▶ **The input**:
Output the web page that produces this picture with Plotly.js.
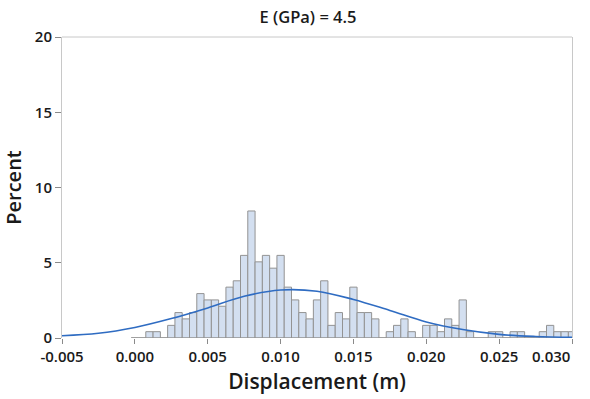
<!DOCTYPE html>
<html>
<head>
<meta charset="utf-8">
<script src="https://cdn.plot.ly/plotly-3.0.1.min.js"></script>
<style>
  html, body { margin: 0; padding: 0; background: #ffffff; }
  #chart { width: 590px; height: 399px; }
</style>
</head>
<body>
<div id="chart"></div>
<script>
// Histogram bins (centers, m) and bar heights (percent)
const binCenters = [
  0.0000, 0.0005, 0.0010, 0.0015, 0.0020, 0.0025, 0.0030, 0.0035, 0.0040, 0.0045,
  0.0050, 0.0055, 0.0060, 0.0065, 0.0070, 0.0075, 0.0080, 0.0085, 0.0090, 0.0095,
  0.0100, 0.0105, 0.0110, 0.0115, 0.0120, 0.0125, 0.0130, 0.0135, 0.0140, 0.0145,
  0.0150, 0.0155, 0.0160, 0.0165, 0.0170, 0.0175, 0.0180, 0.0185, 0.0190, 0.0195,
  0.0200, 0.0205, 0.0210, 0.0215, 0.0220, 0.0225, 0.0230, 0.0235, 0.0240, 0.0245,
  0.0250, 0.0255, 0.0260, 0.0265, 0.0270, 0.0275, 0.0280, 0.0285, 0.0290, 0.0295,
  0.0300
];
const binPercent = [
  0,    0,    0.42, 0.42, 0,    0.84, 1.69, 1.27, 1.69, 2.95,
  2.53, 2.53, 2.11, 3.38, 3.80, 5.49, 8.44, 5.06, 5.49, 4.64,
  5.49, 3.38, 2.53, 1.69, 1.27, 2.53, 3.80, 0.84, 1.69, 1.27,
  3.38, 1.69, 1.69, 1.27, 0,    0.42, 0.84, 1.27, 0.42, 0,
  0.84, 0.84, 0.42, 1.27, 0.84, 2.53, 0.42, 0,    0,    0.42,
  0.42, 0,    0.42, 0.42, 0,    0,    0.42, 0.84, 0.42, 0.42,
  0.42
];
const binWidth = 0.0005;

// Fitted distribution curve (x in m, percent)
const fitX = [-0.005, -0.0025, 0.000, 0.0025, 0.005, 0.0075, 0.010, 0.0125,
              0.015, 0.0175, 0.020, 0.0225, 0.025, 0.0275, 0.030];
const fitY = [0.15, 0.31, 0.70, 1.29, 2.00, 2.77, 3.19, 3.11,
              2.56, 1.83, 1.07, 0.56, 0.24, 0.10, 0.04];

// Axis ticks
const xTickVals = [-0.005, 0.000, 0.005, 0.010, 0.015, 0.020, 0.025, 0.030];
const xTickText = ["-0.005", "0.000", "0.005", "0.010", "0.015", "0.020", "0.025", "0.030"];
const yTickVals = [0, 5, 10, 15, 20];

const chartTitle = "E (GPa) = 4.5";
const xTitle = "Displacement (m)";
const yTitle = "Percent";

const FONT = "Open Sans, Noto Sans, DejaVu Sans, sans-serif";
const GRID = "#c8c8c8";
const TICKFONT = { family: FONT, size: 15, weight: 600, color: "#1a1a1a" };

// last label is drawn right-aligned at the plot edge (as in the original)
const lastIdx = xTickVals.length - 1;
const shownTickText = xTickText.map((t, i) => (i === lastIdx ? "" : t));

const bars = {
  type: "bar",
  x: binCenters,
  y: binPercent,
  width: binWidth,
  marker: { color: "#d3dff0", line: { color: "#939393", width: 1 } },
  hoverinfo: "x+y",
  showlegend: false
};

// zero-level outline along the histogram range
const baseline = {
  type: "scatter",
  mode: "lines",
  x: [binCenters[0] - binWidth / 2, binCenters[binCenters.length - 1] + binWidth / 2],
  y: [0, 0],
  line: { color: "#939393", width: 1 },
  hoverinfo: "skip",
  showlegend: false
};

const curve = {
  type: "scatter",
  mode: "lines",
  x: fitX,
  y: fitY,
  line: { color: "#2f6cc2", width: 1.6, shape: "spline", smoothing: 1 },
  showlegend: false
};

const layout = {
  width: 590,
  height: 399,
  margin: { l: 62, r: 18, t: 37, b: 61 },
  paper_bgcolor: "#ffffff",
  plot_bgcolor: "#ffffff",
  bargap: 0,
  font: { family: FONT, color: "#1a1a1a" },
  title: {
    text: chartTitle,
    font: { family: FONT, size: 16.5, weight: 600, color: "#1a1a1a" },
    xref: "container", x: 0.522, xanchor: "center",
    yref: "container", y: 0.957, yanchor: "middle"
  },
  xaxis: {
    range: [-0.005, 0.030],
    tickmode: "array",
    tickvals: xTickVals,
    ticktext: shownTickText,
    ticks: "outside",
    ticklen: 5,
    tickcolor: "#8a8a8a",
    tickfont: TICKFONT,
    showgrid: false,
    zeroline: false,
    showline: false,
    title: {
      text: xTitle,
      font: { family: FONT, size: 21, weight: 600, color: "#1a1a1a" },
      standoff: 9
    },
    fixedrange: true
  },
  yaxis: {
    range: [0, 20],
    tickmode: "array",
    tickvals: yTickVals,
    ticks: "outside",
    ticklen: 6,
    tickcolor: "#8a8a8a",
    tickfont: TICKFONT,
    showgrid: false,
    zeroline: false,
    showline: true,
    mirror: true,
    linecolor: GRID,
    linewidth: 1,
    title: {
      text: yTitle,
      font: { family: FONT, size: 20, weight: 600, color: "#1a1a1a" },
      standoff: 12
    },
    fixedrange: true
  },
  annotations: [
    { text: xTickText[lastIdx], x: xTickVals[lastIdx], xref: "x", xanchor: "right",
      y: 0, yref: "paper", yanchor: "top", yshift: -6, showarrow: false,
      font: TICKFONT }
  ],
  shapes: [
    { type: "line", xref: "paper", yref: "paper", x0: 0, x1: 1, y0: 1, y1: 1,
      line: { color: GRID, width: 1 } }
  ]
};

Plotly.newPlot("chart", [bars, baseline, curve], layout, { displayModeBar: false, staticPlot: true });
</script>
</body>
</html>
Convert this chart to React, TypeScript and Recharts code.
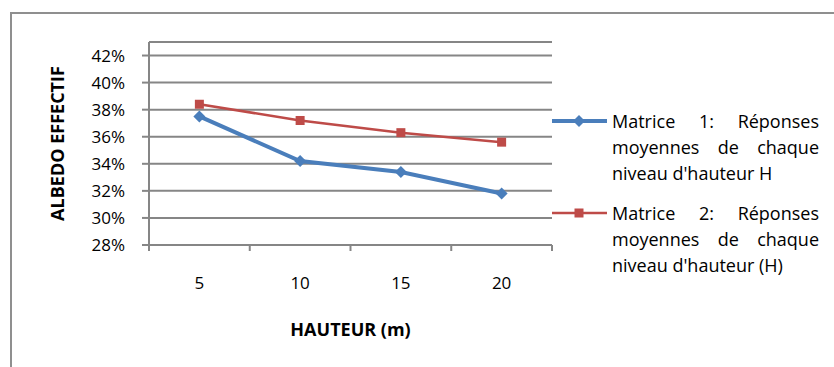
import { LineChart, Line, XAxis, YAxis, CartesianGrid, Legend } from "recharts";

// hauteurs (m)
const heights = [5, 10, 15, 20];
const matrice1 = [0.375, 0.342, 0.334, 0.318];
const matrice2 = [0.384, 0.372, 0.363, 0.356];

const yTicks = [0.28, 0.3, 0.32, 0.34, 0.36, 0.38, 0.4, 0.42];
const xTicks = [2.5, 5, 7.5, 10, 12.5, 15, 17.5, 20, 22.5];

const legendLines: Record<string, string[]> = {
  m1: ["Matrice 1: Réponses", "moyennes de chaque", "niveau d'hauteur H"],
  m2: ["Matrice 2: Réponses", "moyennes de chaque", "niveau d'hauteur (H)"],
};

const data = heights.map((h, i) => ({ h, m1: matrice1[i], m2: matrice2[i] }));

const BLUE = "#4a7ebb";
const RED = "#be4b48";
const GRID = "#868686";
const FONT = "'Open Sans', Lato, sans-serif";

const Diamond = (props: any) => {
  const { cx, cy } = props;
  if (cx == null || cy == null) return null;
  return <polygon points={`${cx},${cy - 6} ${cx + 6},${cy} ${cx},${cy + 6} ${cx - 6},${cy}`} fill={BLUE} />;
};

const Square = (props: any) => {
  const { cx, cy } = props;
  if (cx == null || cy == null) return null;
  return <rect x={cx - 4.5} y={cy - 4.5} width={9} height={9} fill={RED} />;
};

const XTick = (props: any) => {
  const { x, y, payload } = props;
  if (payload.value % 5 !== 0) {
    return <line x1={x} x2={x} y1={y} y2={y + 6} stroke={GRID} strokeWidth={2} />;
  }
  return (
    <text x={x} y={y + 37} textAnchor="middle" dominantBaseline="central" fontSize={17} fill="#000">
      {payload.value}
    </text>
  );
};

const XTitle = (props: any) => {
  const vb = props.viewBox ?? { x: 0, y: 0, width: 0 };
  return (
    <text x={vb.x + vb.width / 2} y={vb.y + 84} textAnchor="middle" dominantBaseline="central"
      fontSize={18} fontWeight="bold" fill="#000">
      HAUTEUR (m)
    </text>
  );
};

const YTitle = (props: any) => {
  const vb = props.viewBox ?? { x: 0, y: 0, height: 0 };
  const cy = vb.y + vb.height / 2;
  return (
    <text x={57} y={cy} transform={`rotate(-90, 57, ${cy})`} textAnchor="middle" dominantBaseline="central"
      fontSize={18} fontWeight="bold" fill="#000">
      ALBEDO EFFECTIF
    </text>
  );
};

const LegendBox = (props: any) => {
  const { payload } = props;
  return (
    <div style={{ fontFamily: FONT, fontSize: 18, color: "#000" }}>
      {(payload || []).map((entry: any, i: number) => {
        const lines = legendLines[entry.dataKey] || [String(entry.value)];
        const isBlue = entry.dataKey === "m1";
        return (
          <div key={i} style={{ display: "flex", marginBottom: 14 }}>
            <svg width={60} height={26} style={{ flex: "none" }}>
              <line x1={0} x2={55} y1={13} y2={13} stroke={entry.color} strokeWidth={isBlue ? 4 : 2.5} />
              {isBlue ? (
                <polygon points="27,7 33,13 27,19 21,13" fill={BLUE} />
              ) : (
                <rect x={22.5} y={8.5} width={9} height={9} fill={RED} />
              )}
            </svg>
            <div style={{ width: 207 }}>
              {lines.map((ln, j) => (
                <div key={j} style={{
                  height: 26, lineHeight: "26px", display: "flex",
                  justifyContent: j < lines.length - 1 ? "space-between" : "flex-start",
                  whiteSpace: "pre",
                }}>
                  {j < lines.length - 1
                    ? ln.split(" ").map((w, k) => <span key={k}>{w}</span>)
                    : <span>{ln}</span>}
                </div>
              ))}
            </div>
          </div>
        );
      })}
    </div>
  );
};

export default function App() {
  return (
    <div style={{ position: "absolute", left: 0, top: 0, width: 834, height: 367, background: "#fff" }}>
      <div style={{
        position: "absolute", left: 10, top: 12, right: 0, bottom: 0,
        borderLeft: "2px solid #8f8f8f", borderTop: "2px solid #8f8f8f",
      }} />
      <LineChart width={834} height={367} data={data}
        margin={{ top: 42, right: 7, bottom: 62, left: 0 }}
        style={{ fontFamily: FONT }}>
        <CartesianGrid vertical={false} stroke={GRID} strokeWidth={2} />
        <XAxis dataKey="h" type="number" domain={[2.5, 22.5]} ticks={xTicks} interval={0}
          height={60} tickSize={0} tickMargin={0} tickLine={false}
          axisLine={{ stroke: GRID, strokeWidth: 2 }} tick={<XTick />} label={XTitle} />
        <YAxis type="number" domain={[0.28, 0.43]} ticks={yTicks} interval={0} width={149}
          tickSize={7} tickMargin={17} tickLine={{ stroke: GRID, strokeWidth: 2 }}
          axisLine={{ stroke: GRID, strokeWidth: 2 }}
          tick={{ fontSize: 17, fill: "#000" }}
          tickFormatter={(v: number) => `${Math.round(v * 100)}%`} label={YTitle} />
        <Line dataKey="m1" name="Matrice 1" stroke={BLUE} strokeWidth={4} dot={<Diamond />}
          activeDot={false} isAnimationActive={false} />
        <Line dataKey="m2" name="Matrice 2" stroke={RED} strokeWidth={2.5} dot={<Square />}
          activeDot={false} isAnimationActive={false} />
        <Legend layout="vertical" align="right" verticalAlign="middle" content={<LegendBox />}
          wrapperStyle={{ position: "absolute", left: 552, top: 108, width: 275 }} />
      </LineChart>
    </div>
  );
}
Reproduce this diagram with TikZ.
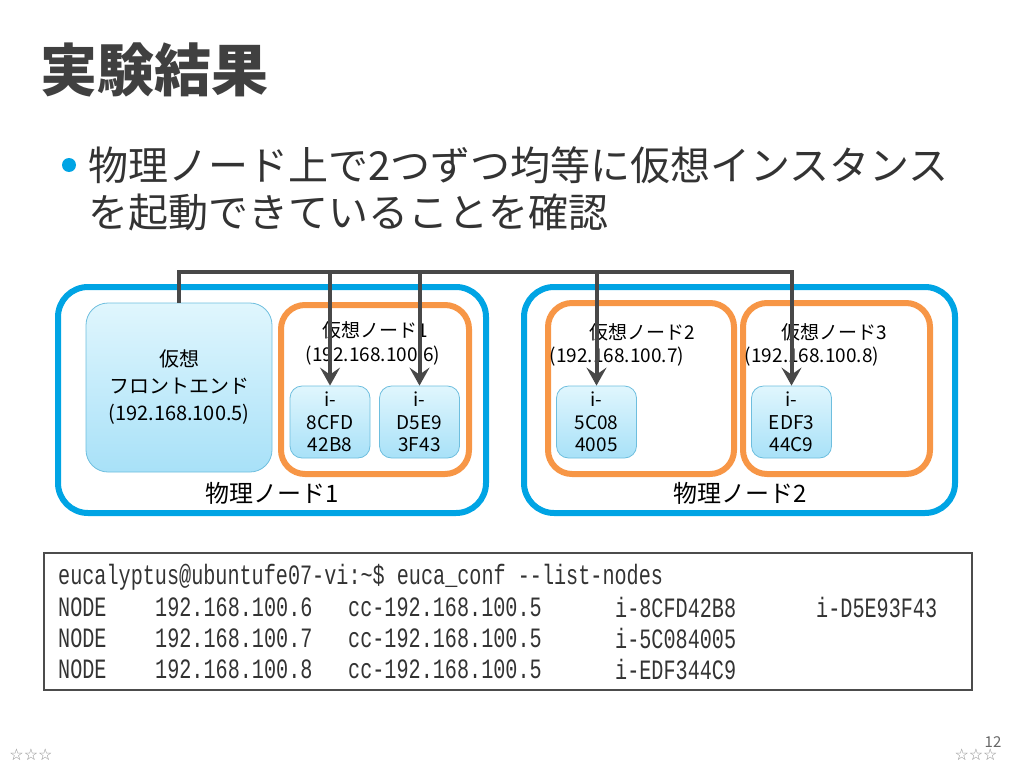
\documentclass[tikz,border=0pt]{standalone}
\usepackage{fontspec}
\usepackage{graphicx}
\setmainfont{Noto Sans CJK JP}
\newfontfamily\termfont{Liberation Mono}
\newfontfamily\starfont{DejaVu Sans}
\usetikzlibrary{arrows.meta,positioning}
\definecolor{physblue}{RGB}{0,164,228}
\definecolor{virtorange}{RGB}{247,150,70}
\definecolor{textgray}{RGB}{64,64,64}
\definecolor{linegray}{RGB}{72,72,72}
\definecolor{instedge}{RGB}{110,190,222}
\definecolor{insttop}{RGB}{224,246,253}
\definecolor{instbot}{RGB}{168,225,248}
\newcommand{\fsz}[2]{\fontsize{#1}{#2}\selectfont}
\newcommand{\term}[1]{\scalebox{0.72}[1]{\termfont\fsz{28}{30}#1}}

\begin{document}
\begin{tikzpicture}[x=1pt, y=-1pt,
    physbox/.style={draw=physblue, line width=6pt, rounded corners=30pt},
    virtbox/.style={draw=virtorange, line width=6pt, rounded corners=24pt},
    instbox/.style={draw=instedge, line width=0.8pt, rounded corners=12pt,
                    top color=insttop, bottom color=instbot, align=center,
                    inner sep=0pt, font=\fsz{19}{22.5}},
    lbl/.style={inner sep=0pt, font=\fsz{19}{24}},
    trm/.style={inner sep=0pt, anchor=west, text=black!80},
    busline/.style={draw=linegray, line width=4pt},
    busarrow/.style={busline, -{Stealth[length=18pt 0 0, width=20pt 0 0, inset=7pt 0 0]}}]
  \useasboundingbox (0,0) rectangle (1024,768);
  % Titel und Aufzaehlung
  \node[inner sep=0pt, anchor=west, text=textgray, font=\fsz{57}{60}\bfseries] (title) at (40,70) {実験結果};
  \fill[physblue] (69,165) circle (7);
  \node[inner sep=0pt, anchor=west, text=black!80, font=\fsz{40}{44}] (line1) at (88,165) {物理ノード上で2つずつ均等に仮想インスタンス};
  \node[inner sep=0pt, anchor=west, text=black!80, font=\fsz{40}{44}] (line2) at (88,212) {を起動できていることを確認};
  % Physische Knoten
  \node[physbox, minimum width=428pt, minimum height=226pt] (phys1) at (272,400) {};
  \node[physbox, minimum width=431pt, minimum height=226pt] (phys2) at (739.5,400) {};
  \node[lbl, font=\fsz{24}{26}] (phys1lbl) at (272,493) {物理ノード1};
  \node[lbl, font=\fsz{24}{26}] (phys2lbl) at (740,493) {物理ノード2};
  % Frontend
  \node[draw=instedge, line width=0.8pt, rounded corners=22pt, top color=insttop, bottom color=instbot,
        minimum width=186pt, minimum height=169pt, align=center, inner sep=0pt,
        font=\fsz{20}{27}] (fe) at (179,387.5) {仮想\\フロントエンド\\(192.168.100.5)};
  % Virtuelle Knoten
  \node[virtbox, minimum width=188pt, minimum height=169pt] (virt1) at (375,389.5) {};
  \node[virtbox, minimum width=186pt, minimum height=171pt] (virt2) at (641,388.5) {};
  \node[virtbox, minimum width=187pt, minimum height=171pt] (virt3) at (836.5,388.5) {};
  \node[lbl] (virt1lbl) at (375,330) {仮想ノード1};
  \node[lbl] (virt1ip) at (373,356) {(192.168.100.6)};
  \node[lbl] (virt2lbl) at (642,332) {仮想ノード2};
  \node[lbl] (virt2ip) at (617,357) {(192.168.100.7)};
  \node[lbl] (virt3lbl) at (834,332) {仮想ノード3};
  \node[lbl] (virt3ip) at (812,357) {(192.168.100.8)};
  % Instanzen
  \node[instbox, minimum width=80pt, minimum height=72pt] (inst1) at (330,422) {i-\\8CFD\\42B8};
  \node[instbox, minimum width=80pt, minimum height=72pt] (inst2) at (419.5,422) {i-\\D5E9\\3F43};
  \node[instbox, minimum width=80pt, minimum height=72pt] (inst3) at (596.5,422) {i-\\5C08\\4005};
  \node[instbox, minimum width=80pt, minimum height=72pt] (inst4) at (791.5,422) {i-\\EDF3\\44C9};
  % Verbindungen
  \coordinate (bus) at (0,272);
  \draw[busarrow] (fe.north) |- (inst4.north |- bus) -- (inst4.north);
  \foreach \n in {inst1,inst2,inst3}
    \draw[busarrow] (\n.north |- bus) -- (\n.north);
  % Terminalausgabe
  \node[draw=black!70, line width=2pt, minimum width=928pt, minimum height=137pt] (termbox) at (508,621.5) {};
  \node[trm] (cmd) at (58,577) {\term{eucalyptus@ubuntufe07-vi:\textasciitilde\$ euca\_conf -{}-list-nodes}};
  \foreach \y/\ip/\ia/\ib in {607/6/i-8CFD42B8/i-D5E93F43, 638/7/i-5C084005/, 669/8/i-EDF344C9/} {
    \node[trm] at (58,\y) {\term{NODE}};
    \node[trm] at (155,\y) {\term{192.168.100.\ip}};
    \node[trm] at (348,\y) {\term{cc-192.168.100.5}};
    \node[trm] at (615,\y) {\term{\ia}};
    \node[trm] at (816,\y) {\term{\ib}};
  }
  % Fusszeile
  \node[inner sep=0pt, text=black!45, font=\starfont\fsz{16}{18}] (starl) at (31,755) {☆☆☆};
  \node[inner sep=0pt, text=black!45, font=\starfont\fsz{16}{18}] (starr) at (976,755) {☆☆☆};
  \node[inner sep=0pt, text=black!60, font=\fsz{15}{16}] (pageno) at (993,742) {12};
\end{tikzpicture}
\end{document}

▶ **Work instructions**: Reproduce exactly, and only, the lines from the one containing "Convert this chart" through the one containing "const matrice2 = [0.384, 0.372, 0.363, 0.356];", including both; leave out any pictures.

▶ **The completed task**:
Convert this chart to React, TypeScript and Recharts code.
import { LineChart, Line, XAxis, YAxis, CartesianGrid, Legend } from "recharts";

// hauteurs (m)
const heights = [5, 10, 15, 20];
const matrice1 = [0.375, 0.342, 0.334, 0.318];
const matrice2 = [0.384, 0.372, 0.363, 0.356];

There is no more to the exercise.